Give a verbatim copy of the lines below, minus the pictures.

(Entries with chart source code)

——————

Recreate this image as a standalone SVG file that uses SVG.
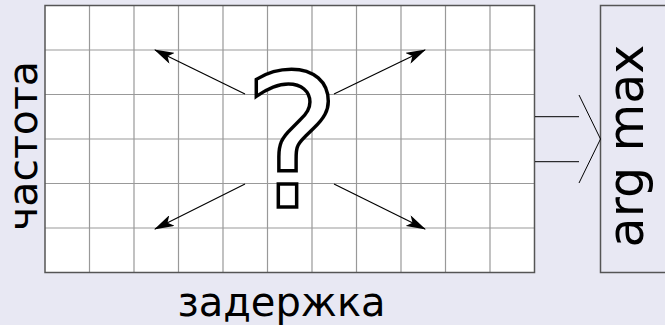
<svg xmlns="http://www.w3.org/2000/svg" width="665" height="325" viewBox="0 0 665 325">
<style>
.lbl{font-family:"DejaVu Sans",sans-serif;fill:#000}
.grid{stroke:#999;stroke-width:1.2;fill:none}
.frame{stroke:#555;stroke-width:1.5}
.arr{stroke:#000;stroke-width:1.2;fill:none;marker-end:url(#ah)}
.conn{stroke:#000;stroke-width:1;fill:none}
</style>
<defs>
<marker id="ah" viewBox="0 0 20 12" refX="19" refY="6" markerWidth="20" markerHeight="12" markerUnits="userSpaceOnUse" orient="auto">
<path d="M20,6 L0,0 L5,6 L0,12 Z" fill="#000"/>
</marker>
</defs>
<rect width="665" height="325" fill="#e8e8f3"/>
<g id="grid">
<rect x="45" y="5.5" width="489.5" height="267" fill="#fff"/>
<path class="grid" d="M89.5,5.5V272.5M134,5.5V272.5M178.5,5.5V272.5M223,5.5V272.5M267.5,5.5V272.5M312,5.5V272.5M356.5,5.5V272.5M401,5.5V272.5M445.5,5.5V272.5M490,5.5V272.5M45,50H534.5M45,94.5H534.5M45,139H534.5M45,183.5H534.5M45,228H534.5"/>
<rect class="frame" x="45" y="5.5" width="489.5" height="267" fill="none"/>
</g>
<g id="question">
<text class="lbl" x="292" y="207" font-size="185" text-anchor="middle" stroke="#000" stroke-width="3.5" style="fill:#fff">?</text>
</g>
<g id="argmax">
<rect class="frame" x="600.5" y="5.5" width="80" height="267" fill="#e8e8f3"/>
<text class="lbl" transform="translate(643,146) rotate(-90)" font-size="49" text-anchor="middle">arg max</text>
</g>
<g id="labels">
<text class="lbl" transform="translate(37,146) rotate(-90)" font-size="41" text-anchor="middle">частота</text>
<text class="lbl" x="281.5" y="316" font-size="40" text-anchor="middle">задержка</text>
</g>
<g id="connectors">
<line class="arr" x1="245" y1="94" x2="155" y2="50"/>
<line class="arr" x1="334" y1="94" x2="425" y2="50"/>
<line class="arr" x1="245" y1="184" x2="155" y2="229"/>
<line class="arr" x1="334" y1="184" x2="425" y2="229"/>
<path class="conn" d="M535,116.7H579M535,161.7H579M579,95L600.5,139L579,183"/>
</g>
</svg>
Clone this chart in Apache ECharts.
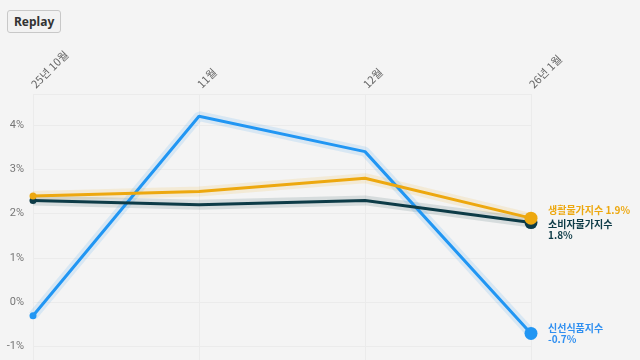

——————

Output for this exercise:
Recreate this image as a standalone SVG file that uses SVG.
<svg xmlns="http://www.w3.org/2000/svg" width="665" height="325" viewBox="0 0 665 325">
<style>
.lbl{font-family:"DejaVu Sans",sans-serif;fill:#000}
.grid{stroke:#999;stroke-width:1.2;fill:none}
.frame{stroke:#555;stroke-width:1.5}
.arr{stroke:#000;stroke-width:1.2;fill:none;marker-end:url(#ah)}
.conn{stroke:#000;stroke-width:1;fill:none}
</style>
<defs>
<marker id="ah" viewBox="0 0 20 12" refX="19" refY="6" markerWidth="20" markerHeight="12" markerUnits="userSpaceOnUse" orient="auto">
<path d="M20,6 L0,0 L5,6 L0,12 Z" fill="#000"/>
</marker>
</defs>
<rect width="665" height="325" fill="#e8e8f3"/>
<g id="grid">
<rect x="45" y="5.5" width="489.5" height="267" fill="#fff"/>
<path class="grid" d="M89.5,5.5V272.5M134,5.5V272.5M178.5,5.5V272.5M223,5.5V272.5M267.5,5.5V272.5M312,5.5V272.5M356.5,5.5V272.5M401,5.5V272.5M445.5,5.5V272.5M490,5.5V272.5M45,50H534.5M45,94.5H534.5M45,139H534.5M45,183.5H534.5M45,228H534.5"/>
<rect class="frame" x="45" y="5.5" width="489.5" height="267" fill="none"/>
</g>
<g id="question">
<text class="lbl" x="292" y="207" font-size="185" text-anchor="middle" stroke="#000" stroke-width="3.5" style="fill:#fff">?</text>
</g>
<g id="argmax">
<rect class="frame" x="600.5" y="5.5" width="80" height="267" fill="#e8e8f3"/>
<text class="lbl" transform="translate(643,146) rotate(-90)" font-size="49" text-anchor="middle">arg max</text>
</g>
<g id="labels">
<text class="lbl" transform="translate(37,146) rotate(-90)" font-size="41" text-anchor="middle">частота</text>
<text class="lbl" x="281.5" y="316" font-size="40" text-anchor="middle">задержка</text>
</g>
<g id="connectors">
<line class="arr" x1="245" y1="94" x2="155" y2="50"/>
<line class="arr" x1="334" y1="94" x2="425" y2="50"/>
<line class="arr" x1="245" y1="184" x2="155" y2="229"/>
<line class="arr" x1="334" y1="184" x2="425" y2="229"/>
<path class="conn" d="M535,116.7H579M535,161.7H579M579,95L600.5,139L579,183"/>
</g>
</svg>
Clone this chart in Apache ECharts.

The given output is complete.